Posted by keithosaunders on November 26, 2010

I spent Thanksgiving with my father in Las Vegas.   We had our “dinner” at 1 in the afternoon, which I initially thought to be way too early of a starting time.  In effect, however, it dovetailed perfectly with the NFL schedule allowing us to see most, if not all of the three games. 

The Lions were blown out in the early game but they did us the favour of jumping out to a big lead.  True, they gave us false hope of an improbable upset over Bill Belichick and the hated Patriots, but hey, they kept it close until the 4th quarter thereby giving us more joy than we had a right to expect from this ill begotten team.

We were finished with “dinner” by 2:30 which allowed us to repair to the living room for the  Dallas-New Orleans contest.  By the time we got to it the score was 17-0 Saints leading us to believe we were in for a long afternoon.  Not that either of us are Dallas fans — far from it — we just craved a competitive matchup while we digested our food.

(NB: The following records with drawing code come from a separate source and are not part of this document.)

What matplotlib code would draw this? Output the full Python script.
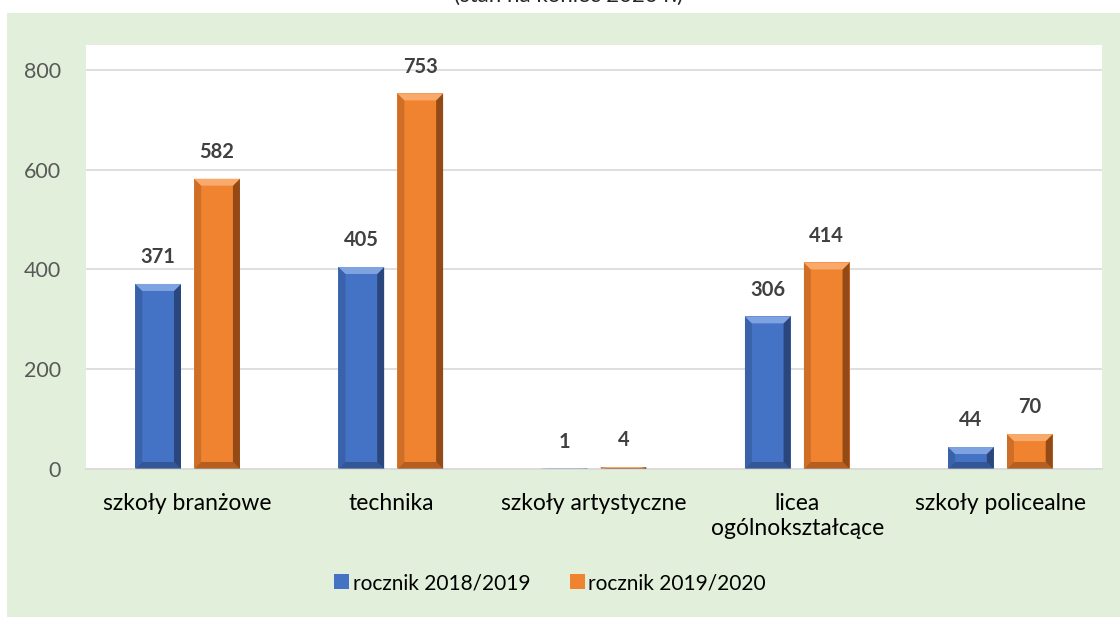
import matplotlib
matplotlib.use("Agg")
import matplotlib.pyplot as plt
from matplotlib.patches import Rectangle, Polygon
import numpy as np

categories = ["szkoły branżowe", "technika", "szkoły artystyczne", "licea\nogólnokształcące", "szkoły policealne"]
series_names = ["rocznik 2018/2019", "rocznik 2019/2020"]
vals_2018 = [371, 405, 1, 306, 44]
vals_2019 = [582, 753, 4, 414, 70]
yticks = [0, 200, 400, 600, 800]

plt.rcParams['font.family'] = ['Lato', 'DejaVu Sans']

fig = plt.figure(figsize=(11.2, 6.17), dpi=100)
fig.patch.set_facecolor("white")
# green panel
fig.patches.append(Rectangle((7/1120, 0), 1 - 7/1120, 1 - 13/617, transform=fig.transFigure,
                             facecolor="#E2EFDA", edgecolor="none", zorder=-10))
fig.text(0.508, 1 - 1.5/617, "(stan na koniec 2020 r.)", ha="center", va="baseline", fontsize=16, color="#262626")

ax = fig.add_axes([86/1120, 1 - 469/617, (1102 - 86)/1120, (469 - 45)/617])
ax.set_facecolor("white")
x = np.arange(len(categories))
w = 0.225
off = 0.145
colors = ["#4472C4", "#F0832F"]
dark = ["#1F3460", "#6E330C"]
light = ["#86A8E4", "#F9AE72"]

def bevel(ax, bars, dk, lt):
    inv = ax.transData.inverted()
    for b in bars:
        x0, y0, bw, bh = b.get_x(), b.get_y(), b.get_width(), b.get_height()
        if bh <= 0:
            continue
        p0 = ax.transData.transform((x0, y0))
        dx = inv.transform((p0[0] + 7, p0[1]))[0] - x0
        dy = inv.transform((p0[0], p0[1] + 7))[1] - y0
        dy = min(dy, bh / 2)
        x1, y1 = x0 + bw, y0 + bh
        ax.add_patch(Polygon([(x1, y0), (x1, y1), (x1 - dx, y1 - dy), (x1 - dx, y0 + dy)],
                             closed=True, facecolor=dk, edgecolor="none", alpha=0.7, zorder=3))
        ax.add_patch(Polygon([(x0, y0), (x0, y1), (x0 + dx, y1 - dy), (x0 + dx, y0 + dy)],
                             closed=True, facecolor=dk, edgecolor="none", alpha=0.25, zorder=3))
        ax.add_patch(Polygon([(x0, y1), (x1, y1), (x1 - dx, y1 - dy), (x0 + dx, y1 - dy)],
                             closed=True, facecolor=lt, edgecolor="none", alpha=0.9, zorder=3))
        ax.add_patch(Polygon([(x0, y0), (x1, y0), (x1 - dx, y0 + dy), (x0 + dx, y0 + dy)],
                             closed=True, facecolor=dk, edgecolor="none", alpha=0.45, zorder=3))

b1 = ax.bar(x - off, vals_2018, w, color=colors[0], zorder=2, label=series_names[0])
b2 = ax.bar(x + off, vals_2019, w, color=colors[1], zorder=2, label=series_names[1])
ax.set_ylim(0, 850)
ax.set_xlim(-0.5, len(categories) - 0.5)
fig.canvas.draw()
bevel(ax, b1, dark[0], light[0])
bevel(ax, b2, dark[1], light[1])

for bars in (b1, b2):
    for b in bars:
        ax.annotate(f"{int(b.get_height())}", (b.get_x() + b.get_width() / 2, b.get_height()),
                    xytext=(0, 12), textcoords="offset points", ha="center", va="bottom",
                    fontsize=14.5, fontweight="bold", color="#404040")

ax.set_yticks(yticks)
ax.set_yticklabels([str(v) for v in yticks], fontsize=15.5, color="#595959")
ax.set_xticks(x)
ax.set_xticklabels(categories, fontsize=16.5, color="#000000", linespacing=1.25)
ax.tick_params(axis="both", length=0)
ax.tick_params(axis="y", pad=18)
ax.tick_params(axis="x", pad=17)
ax.grid(axis="y", color="#D9D9D9", linewidth=1.2, zorder=0)
ax.set_axisbelow(True)
for s in ["top", "right", "left"]:
    ax.spines[s].set_visible(False)
ax.spines["bottom"].set_color("#D9D9D9")
ax.spines["bottom"].set_linewidth(1.2)

leg = fig.legend(handles=[b1, b2], labels=series_names, loc="center", bbox_to_anchor=(0.491, 1 - 583/617),
                 ncol=2, frameon=False, fontsize=15, handlelength=0.75, handleheight=0.75,
                 handletextpad=0.15, columnspacing=1.9)

fig.savefig("out.png", dpi=100, facecolor=fig.get_facecolor())
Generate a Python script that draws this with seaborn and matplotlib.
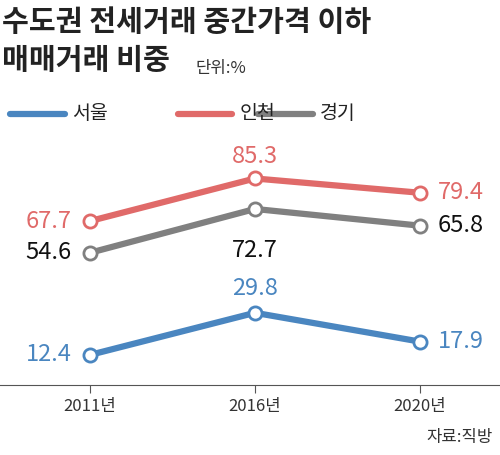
import matplotlib
matplotlib.use("Agg")
import matplotlib.pyplot as plt
import seaborn as sns
import pandas as pd

years = ["2011년", "2016년", "2020년"]
seoul = [12.4, 29.8, 17.9]
incheon = [67.7, 85.3, 79.4]
gyeonggi = [54.6, 72.7, 65.8]
names = ["서울", "인천", "경기"]
colors = ["#4a86c0", "#e06a69", "#808080"]
label_colors = ["#4a86c0", "#e06a69", "#111111"]

sns.set_style("white")
plt.rcParams['font.family'] = ['Noto Sans CJK KR', 'DejaVu Sans']

fig = plt.figure(figsize=(5, 4.55), dpi=100)
ax = fig.add_axes([0, 0.154, 1, 0.516])

rows = []
for n, vals in zip(names, [seoul, incheon, gyeonggi]):
    for i, v in enumerate(vals):
        rows.append({"x": i, "v": v, "s": n})
df = pd.DataFrame(rows)
sns.lineplot(data=df, x="x", y="v", hue="s", palette=dict(zip(names, colors)),
             linewidth=4.5, legend=False, ax=ax)
for vals, c in zip([seoul, incheon, gyeonggi], colors):
    ax.scatter(range(3), vals, s=90, facecolor="white", edgecolor=c, linewidth=2, zorder=5)
offs = {0: [(-0.2, 0), (0, 10), (0.2, 0)], 1: [(-0.2, 0), (0, 9), (0.2, 0)], 2: [(-0.2, 0), (0, -17), (0.2, 0)]}
for k, (vals, lc) in enumerate(zip([seoul, incheon, gyeonggi], label_colors)):
    for i, v in enumerate(vals):
        dx, dy = offs[k][i]
        ha = "right" if dx < 0 else ("left" if dx > 0 else "center")
        ax.text(i + dx * 0.55, v + dy, f"{v}", color=lc, fontsize=17, ha=ha, va="center",
                fontweight="medium" if k == 2 else "normal")

ax.set_xlim(-0.545, 2.485)
ax.set_ylim(0, 97)
ax.set_xticks(range(3))
ax.set_xticklabels(years, fontsize=12, color="#333333")
ax.set_yticks([])
ax.set_xlabel(""); ax.set_ylabel("")
for s in ["top", "left", "right"]:
    ax.spines[s].set_visible(False)
ax.spines["bottom"].set_color("#555555")
ax.tick_params(axis="x", length=6, color="#555555", direction="out", bottom=True)

fig.text(0.005, 0.985, "수도권 전세거래 중간가격 이하", fontsize=21, fontweight="bold", va="top", color="#222222")
fig.text(0.005, 0.90, "매매거래 비중", fontsize=21, fontweight="bold", va="top", color="#222222")
fig.text(0.39, 0.868, "단위:%", fontsize=12, va="top", color="#333333")

lx = [0.02, 0.36, 0.52]
lx = [0.02, 0.36, 0.52]
for x0, n, c in zip([0.02, 0.36, 0.52], names, colors):
    pass
for x0, n, c in zip([0.02, 0.355, 0.515], names, colors):
    fig.add_artist(plt.Line2D([x0, x0 + 0.11], [0.75, 0.75], color=c, lw=4.5))
    fig.text(x0 + 0.125, 0.75, n, fontsize=14, va="center", color="#222222")

fig.text(0.985, 0.02, "자료:직방", fontsize=12, ha="right", va="bottom", color="#333333")
fig.savefig("out.png", dpi=100)
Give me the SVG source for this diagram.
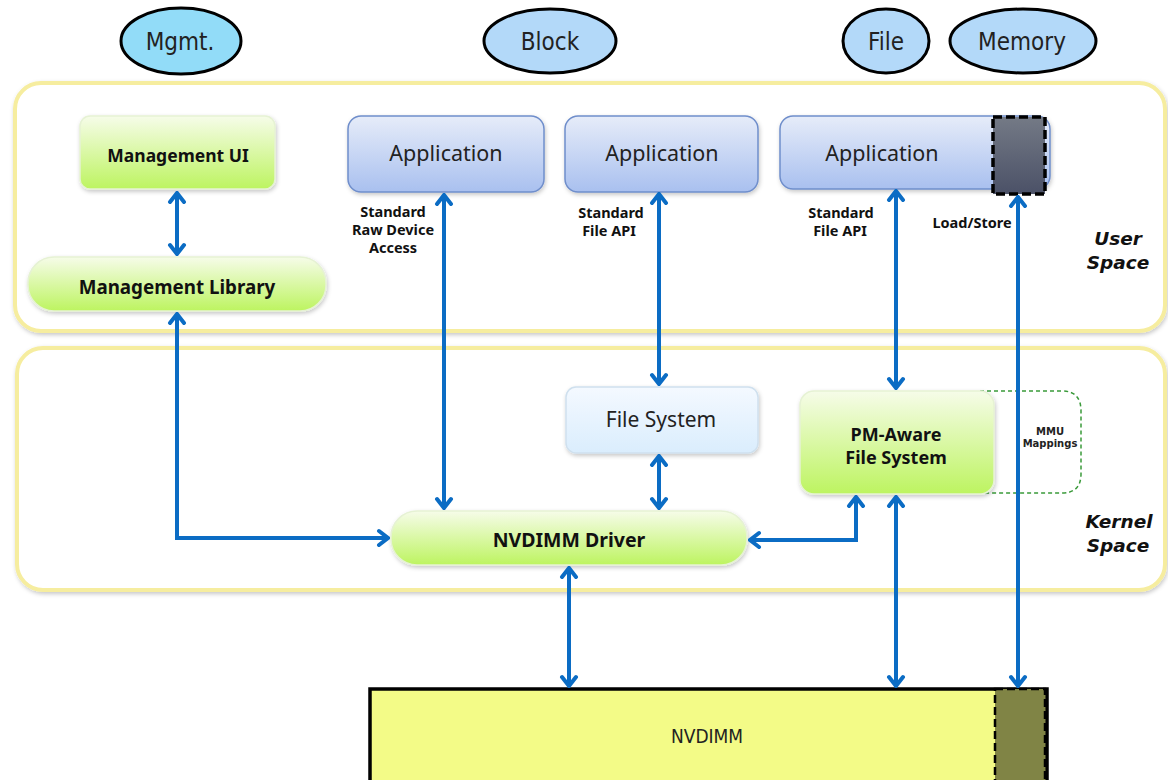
<svg xmlns="http://www.w3.org/2000/svg" width="1168" height="780" viewBox="0 0 1168 780">
  <defs>
    <linearGradient id="gGreen" x1="0" y1="0" x2="0" y2="1">
      <stop offset="0" stop-color="#f6fce9"/>
      <stop offset="1" stop-color="#bdf460"/>
    </linearGradient>
    <linearGradient id="gBlue" x1="0" y1="0" x2="0" y2="1">
      <stop offset="0" stop-color="#e6ecf9"/>
      <stop offset="1" stop-color="#a9c0ef"/>
    </linearGradient>
    <linearGradient id="gLight" x1="0" y1="0" x2="0" y2="1">
      <stop offset="0" stop-color="#f4f9ff"/>
      <stop offset="1" stop-color="#daedfd"/>
    </linearGradient>
    <linearGradient id="gDark" x1="0" y1="0" x2="0" y2="1">
      <stop offset="0" stop-color="#747a86"/>
      <stop offset="1" stop-color="#4b5167"/>
    </linearGradient>
    <filter id="shadow" x="-10%" y="-10%" width="120%" height="130%">
      <feDropShadow dx="1" dy="2" stdDeviation="2" flood-color="#000" flood-opacity="0.22"/>
    </filter>
    <marker id="arr" viewBox="-12 -10 14 20" refX="0" refY="0" markerWidth="14" markerHeight="20" markerUnits="userSpaceOnUse" orient="auto-start-reverse">
      <path d="M-9,-7 L0,0 L-9,7" fill="none" stroke="#0b6cc4" stroke-width="4" stroke-linejoin="miter" stroke-linecap="round"/>
    </marker>
    <style>
      .panel { fill: #ffffff; stroke: #f6ed9f; stroke-width: 4; }
      .oval { stroke: #000; stroke-width: 3; }
      .ovtxt { font-family: "DejaVu Sans", sans-serif; font-size: 24px; fill: #222; text-anchor: middle; font-stretch: condensed; }
      .green { fill: url(#gGreen); stroke: #e6f2d4; stroke-width: 1.5; }
      .app { fill: url(#gBlue); stroke: #6f8ecb; stroke-width: 1.5; }
      .bold { font-family: "Noto Sans", "Open Sans", sans-serif; font-weight: bold; fill: #111; text-anchor: middle; }
      .reg { font-family: "Noto Sans", "Open Sans", sans-serif; fill: #222; text-anchor: middle; }
      .side { font-family: "DejaVu Sans", sans-serif; font-weight: bold; font-style: italic; font-size: 18.5px; fill: #111; text-anchor: middle; }
      .conn { fill: none; stroke: #0b6cc4; stroke-width: 4; marker-start: url(#arr); marker-end: url(#arr); }
    </style>
  </defs>

  <!-- access-mode ovals -->
  <g id="mode-mgmt">
    <ellipse class="oval" cx="181" cy="41" rx="60" ry="33" fill="#92dcf8"/>
    <text class="ovtxt" x="180" y="50">Mgmt.</text>
  </g>
  <g id="mode-block">
    <ellipse class="oval" cx="550" cy="41" rx="66" ry="32" fill="#b3d9f9"/>
    <text class="ovtxt" x="550" y="50">Block</text>
  </g>
  <g id="mode-file">
    <ellipse class="oval" cx="886" cy="41" rx="43" ry="32" fill="#b3d9f9"/>
    <text class="ovtxt" x="886" y="50">File</text>
  </g>
  <g id="mode-memory">
    <ellipse class="oval" cx="1023" cy="41" rx="73" ry="32" fill="#b3d9f9"/>
    <text class="ovtxt" x="1022" y="50">Memory</text>
  </g>

  <!-- layer panels -->
  <g id="user-space">
    <rect class="panel" x="15" y="83" width="1150" height="248" rx="26" filter="url(#shadow)"/>
    <text class="side" x="1118" y="245">User</text>
    <text class="side" x="1118" y="269">Space</text>
  </g>
  <g id="kernel-space">
    <rect class="panel" x="17" y="348" width="1148" height="242" rx="26" filter="url(#shadow)"/>
    <text class="side" x="1119" y="528">Kernel</text>
    <text class="side" x="1118" y="552">Space</text>
  </g>

  <!-- user space components -->
  <g id="management-ui">
    <rect class="green" x="80" y="116" width="195" height="73" rx="10" filter="url(#shadow)"/>
    <text class="bold" x="178" y="162" font-size="17.5">Management UI</text>
  </g>
  <g id="management-library">
    <rect class="green" x="28" y="257" width="298" height="54" rx="26" filter="url(#shadow)"/>
    <text class="bold" x="177" y="294" font-size="18.8">Management Library</text>
  </g>
  <g id="app-block">
    <rect class="app" x="348" y="116" width="196" height="76" rx="13" filter="url(#shadow)"/>
    <text class="reg" x="446" y="161" font-size="21.5">Application</text>
  </g>
  <g id="app-file">
    <rect class="app" x="565" y="116" width="193" height="76" rx="13" filter="url(#shadow)"/>
    <text class="reg" x="662" y="161" font-size="21.5">Application</text>
  </g>
  <g id="app-pm">
    <rect class="app" x="780" y="116" width="270" height="73" rx="13" filter="url(#shadow)"/>
    <text class="reg" x="882" y="161" font-size="21.5">Application</text>
    <rect x="993" y="117" width="52" height="77" fill="url(#gDark)" stroke="#000" stroke-width="3.5" stroke-dasharray="9,4"/>
  </g>

  <!-- interface labels -->
  <g id="labels" font-family="'Noto Sans', sans-serif" font-weight="bold" font-size="14.5" fill="#111" text-anchor="middle">
    <text x="393" y="217">Standard</text>
    <text x="393" y="235">Raw Device</text>
    <text x="393" y="253">Access</text>
    <text x="611" y="218">Standard</text>
    <text x="609" y="236">File API</text>
    <text x="841" y="218">Standard</text>
    <text x="840" y="236">File API</text>
    <text x="972" y="228">Load/Store</text>
  </g>

  <!-- kernel space components -->
  <g id="file-system">
    <rect x="566" y="387" width="192" height="66" rx="10" fill="url(#gLight)" stroke="#cfe0ee" stroke-width="1.5" filter="url(#shadow)"/>
    <text class="reg" x="661" y="427" font-size="21">File System</text>
  </g>
  <g id="mmu-mappings">
    <path d="M980,391 H1062 Q1081,391 1081,411 V474 Q1081,493 1062,493 H980" fill="none" stroke="#3a9a3a" stroke-width="1.5" stroke-dasharray="4,3"/>
    <text x="1050" y="435" font-family="'DejaVu Sans', sans-serif" font-weight="bold" font-size="10" fill="#222" text-anchor="middle">MMU</text>
    <text x="1050" y="447" font-family="'DejaVu Sans', sans-serif" font-weight="bold" font-size="10" fill="#222" text-anchor="middle">Mappings</text>
  </g>
  <g id="pm-aware-fs">
    <rect class="green" x="800" y="391" width="194" height="103" rx="14" filter="url(#shadow)"/>
    <text class="bold" x="896" y="441" font-size="18">PM-Aware</text>
    <text class="bold" x="896" y="464" font-size="18">File System</text>
  </g>
  <g id="nvdimm-driver">
    <rect class="green" x="391" y="511" width="356" height="54" rx="26" filter="url(#shadow)"/>
    <text class="bold" x="569" y="547" font-size="19.5">NVDIMM Driver</text>
  </g>

  <!-- hardware -->
  <g id="nvdimm">
    <rect x="370" y="689" width="677" height="95" fill="#f3fb87" stroke="#000" stroke-width="3.5"/>
    <rect x="995" y="689" width="50" height="95" fill="#808445" stroke="#000" stroke-width="2.5" stroke-dasharray="8,4"/>
    <text x="707" y="743" font-family="'DejaVu Sans', sans-serif" font-size="19" fill="#222" text-anchor="middle" font-stretch="condensed">NVDIMM</text>
  </g>

  <!-- connectors -->
  <g id="connectors">
    <line class="conn" x1="177" y1="193" x2="177" y2="254"/>
    <path class="conn" d="M177,314 V538 H388"/>
    <line class="conn" x1="444" y1="195" x2="444" y2="508"/>
    <line class="conn" x1="659" y1="194" x2="659" y2="384"/>
    <line class="conn" x1="659" y1="456" x2="659" y2="508"/>
    <line class="conn" x1="896" y1="191" x2="896" y2="388"/>
    <path class="conn" d="M750,540 H856 V497"/>
    <line class="conn" x1="896" y1="497" x2="896" y2="686"/>
    <line class="conn" x1="569" y1="568" x2="569" y2="686"/>
    <line class="conn" x1="1018" y1="197" x2="1018" y2="686"/>
  </g>
</svg>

Lo and behold the game turned around and Dallas actually went in front 27-23 late in the 4th and had the ball to boot.   When Roy Williams caught a breakaway pass late in the period it looked as if they would ice the game, but all of a sudden a defender, Malcolm Jenkins, snatched the ball away from for the turnover.  The Saints then drove 89 yards for the go-ahead score.  The game was not over, though, and Dallas actually got into position for a tieing 59 yard field goal.  The kick had the distance but went wide left.  Ballgame. 

The announcers couldn’t get over the brilliance of Jenkin’s takeaway.  To these amateur eyes, however, it looked like Williams could have covered the ball up more than he did. He has to know that even if he doesn’t score, as long as he keeps possetion, the game is probably over.   At worst it would have ended up tied going into overtime, allowing for more Thanksgiving day football!

Full disclosure:  We didn’t watch most of the Jets game.  The Kirk Douglas, Burt Lancaster film, Seven Days in May came on TCM and once we flipped to it during a break in the Jets game we couldn’t turn away.  It’s a tense, political thriller that seems just as relevant to today as it did in the cold war ’60s.

So there you have it.  I heartedly recommend the early Thanksgiving dinner.  It is the sports fan’s best friend.